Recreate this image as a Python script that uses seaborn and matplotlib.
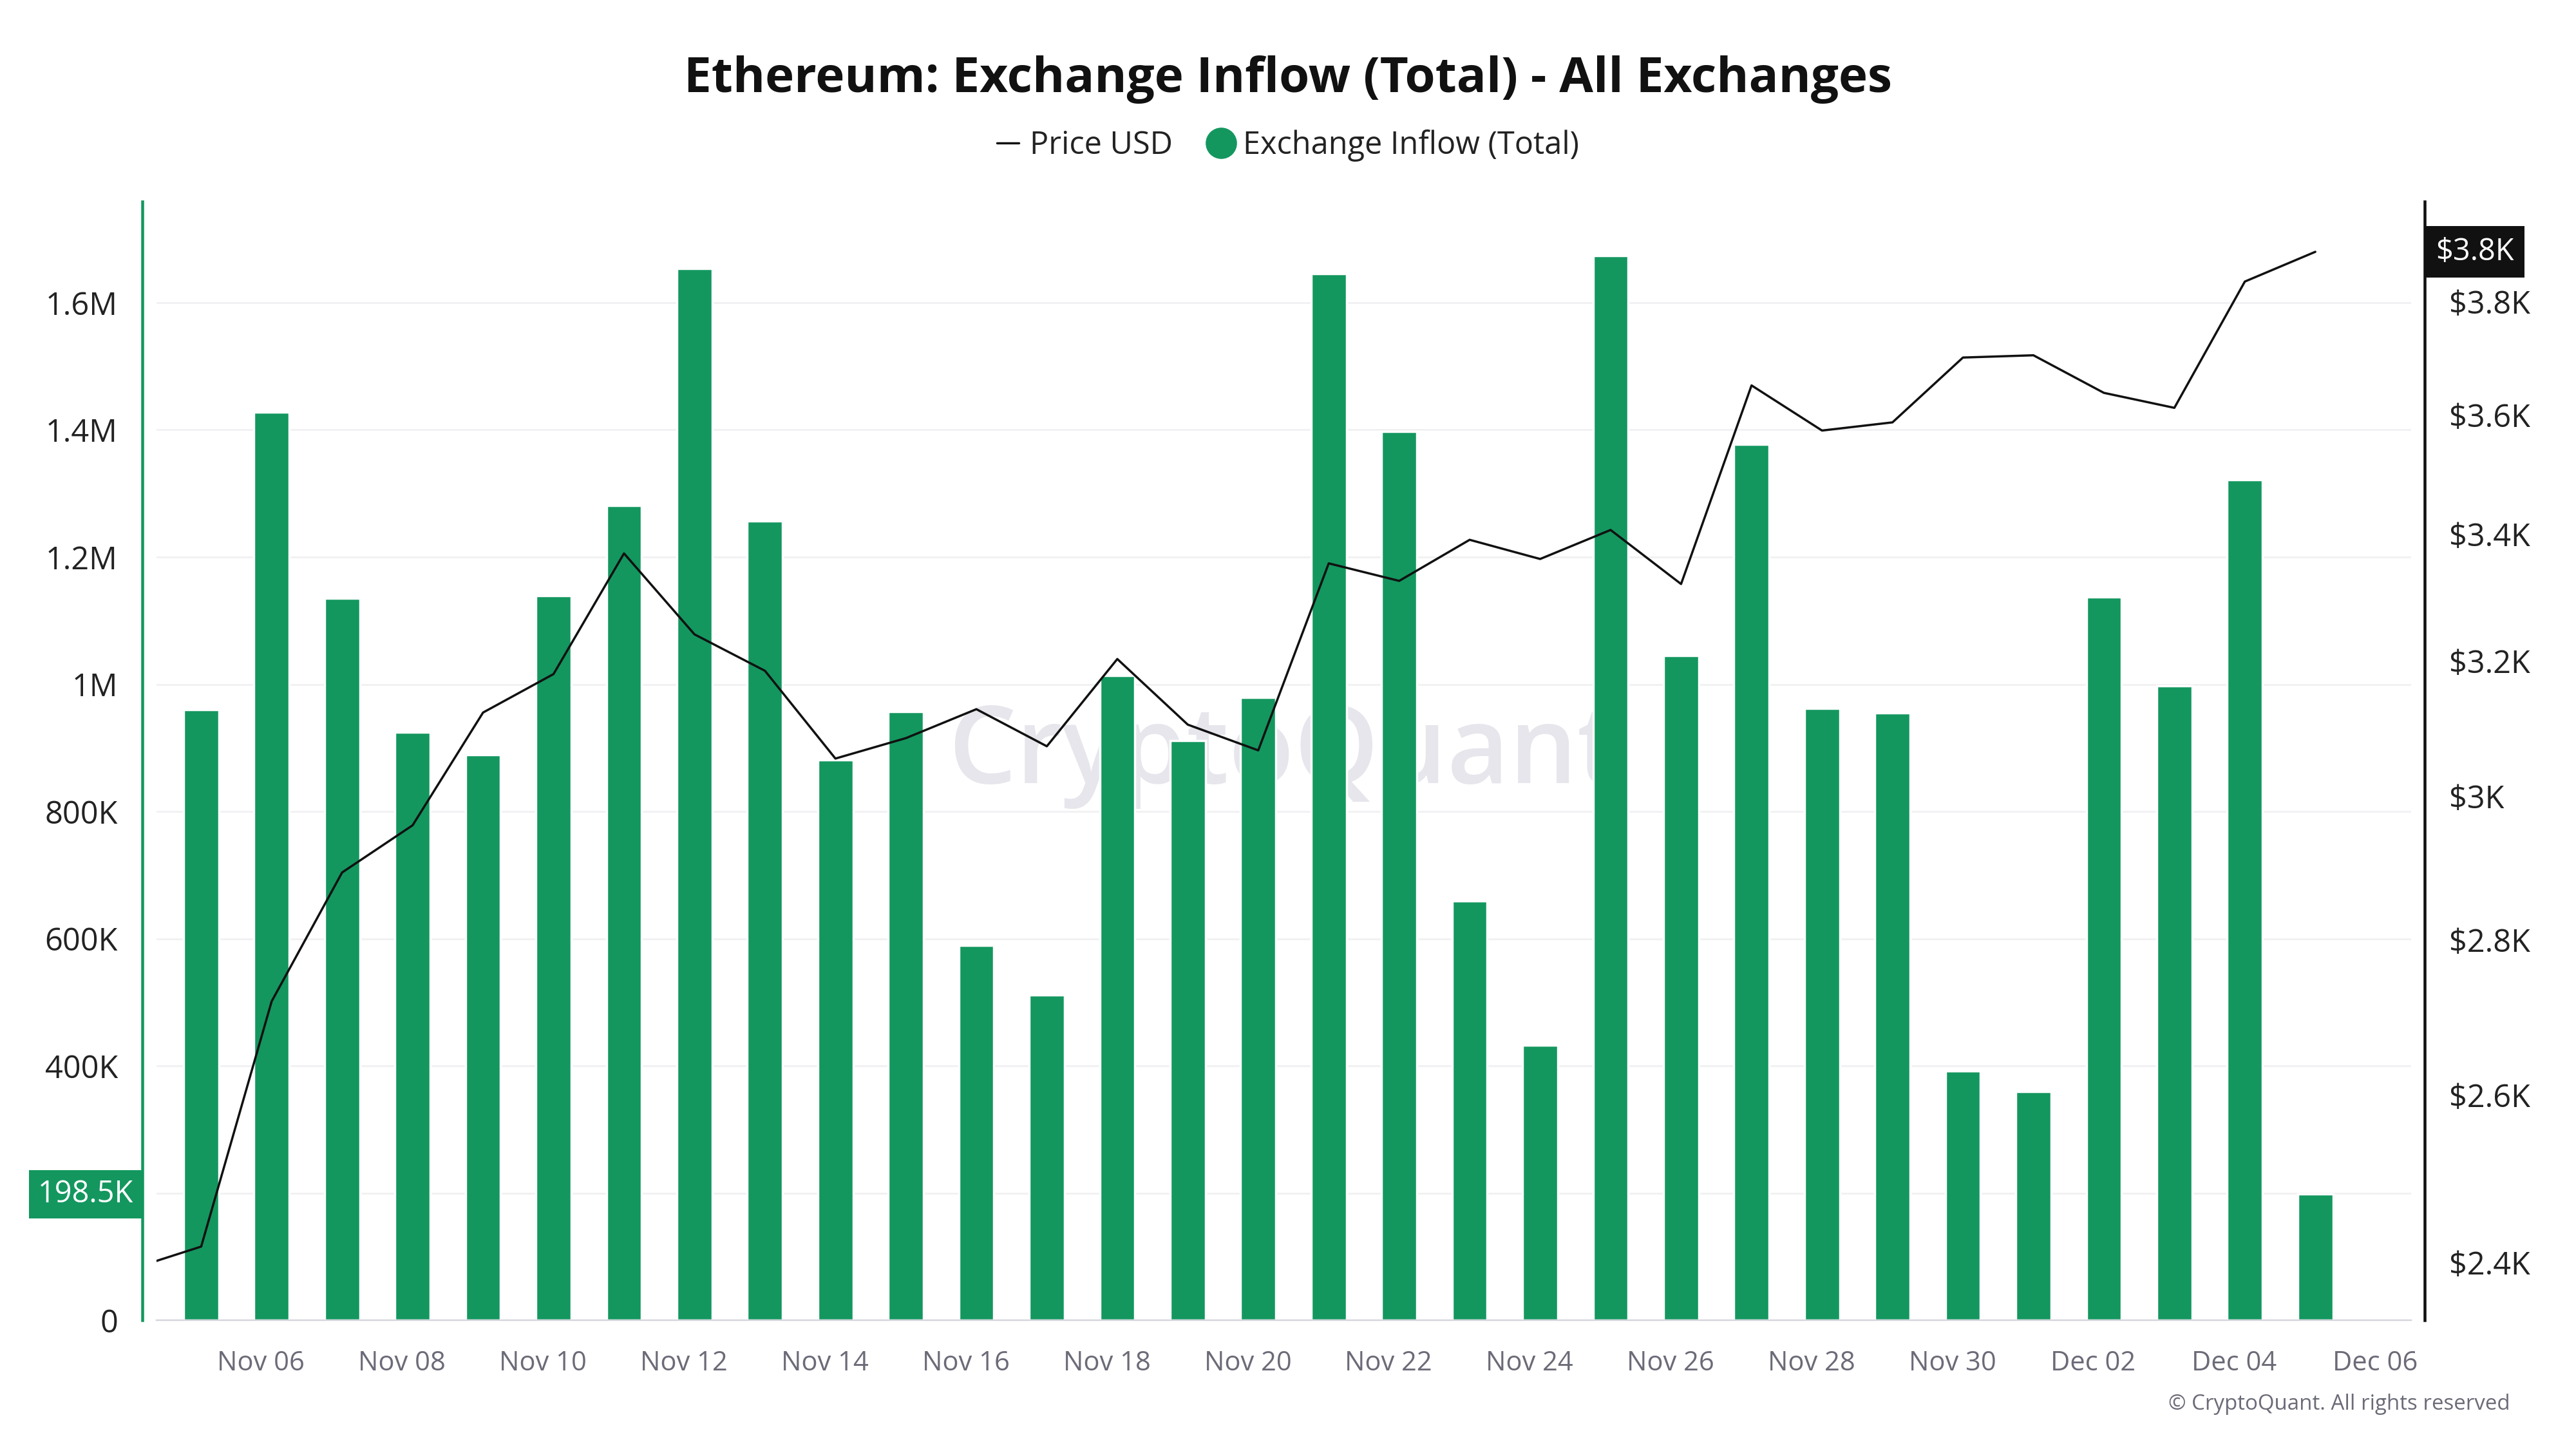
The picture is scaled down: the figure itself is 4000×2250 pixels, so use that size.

========================================

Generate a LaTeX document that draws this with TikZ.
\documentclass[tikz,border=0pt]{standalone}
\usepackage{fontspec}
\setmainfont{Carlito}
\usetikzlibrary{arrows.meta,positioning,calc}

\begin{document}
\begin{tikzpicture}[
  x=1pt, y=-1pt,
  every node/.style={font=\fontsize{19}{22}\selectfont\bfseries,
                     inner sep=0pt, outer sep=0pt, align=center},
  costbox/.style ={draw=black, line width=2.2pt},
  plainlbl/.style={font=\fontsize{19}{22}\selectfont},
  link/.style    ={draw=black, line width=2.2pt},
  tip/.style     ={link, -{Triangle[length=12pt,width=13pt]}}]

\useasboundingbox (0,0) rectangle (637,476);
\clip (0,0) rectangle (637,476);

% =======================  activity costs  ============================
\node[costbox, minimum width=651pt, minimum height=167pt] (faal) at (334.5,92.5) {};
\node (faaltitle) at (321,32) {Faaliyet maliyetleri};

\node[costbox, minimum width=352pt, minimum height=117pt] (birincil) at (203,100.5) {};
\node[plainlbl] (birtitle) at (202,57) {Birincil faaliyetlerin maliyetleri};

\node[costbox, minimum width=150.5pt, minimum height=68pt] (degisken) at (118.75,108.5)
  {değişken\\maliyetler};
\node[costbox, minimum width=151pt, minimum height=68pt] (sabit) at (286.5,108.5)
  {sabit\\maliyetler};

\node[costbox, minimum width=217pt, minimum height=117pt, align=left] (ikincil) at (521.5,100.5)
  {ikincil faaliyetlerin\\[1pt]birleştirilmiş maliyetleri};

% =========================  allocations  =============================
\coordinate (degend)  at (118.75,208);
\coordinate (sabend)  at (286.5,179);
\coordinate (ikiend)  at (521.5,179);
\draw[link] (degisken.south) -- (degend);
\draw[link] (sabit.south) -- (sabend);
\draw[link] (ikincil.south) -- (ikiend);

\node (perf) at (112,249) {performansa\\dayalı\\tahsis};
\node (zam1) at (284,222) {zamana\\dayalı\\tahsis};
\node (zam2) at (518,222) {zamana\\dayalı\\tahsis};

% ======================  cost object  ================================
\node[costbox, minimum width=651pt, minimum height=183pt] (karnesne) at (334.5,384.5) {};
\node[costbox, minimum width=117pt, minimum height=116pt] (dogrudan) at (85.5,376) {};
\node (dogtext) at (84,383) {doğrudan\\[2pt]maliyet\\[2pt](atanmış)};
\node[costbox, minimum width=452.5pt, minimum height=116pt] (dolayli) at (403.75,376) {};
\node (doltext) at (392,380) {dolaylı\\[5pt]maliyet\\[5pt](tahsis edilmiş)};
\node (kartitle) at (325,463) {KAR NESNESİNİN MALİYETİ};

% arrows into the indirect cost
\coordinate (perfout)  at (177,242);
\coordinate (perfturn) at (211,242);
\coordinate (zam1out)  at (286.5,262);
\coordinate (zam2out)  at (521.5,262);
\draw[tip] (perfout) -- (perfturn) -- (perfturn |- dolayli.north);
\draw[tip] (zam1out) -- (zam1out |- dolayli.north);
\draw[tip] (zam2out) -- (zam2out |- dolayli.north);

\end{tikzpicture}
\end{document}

========================================

Written request => Reproduce, word for word, only the lines in the records above from the line with "Recreate this image" through the line with "The picture is", including both ends; omit the pictures.

Solution below =>
Recreate this image as a Python script that uses seaborn and matplotlib.
The picture is scaled down: the figure itself is 4000×2250 pixels, so use that size.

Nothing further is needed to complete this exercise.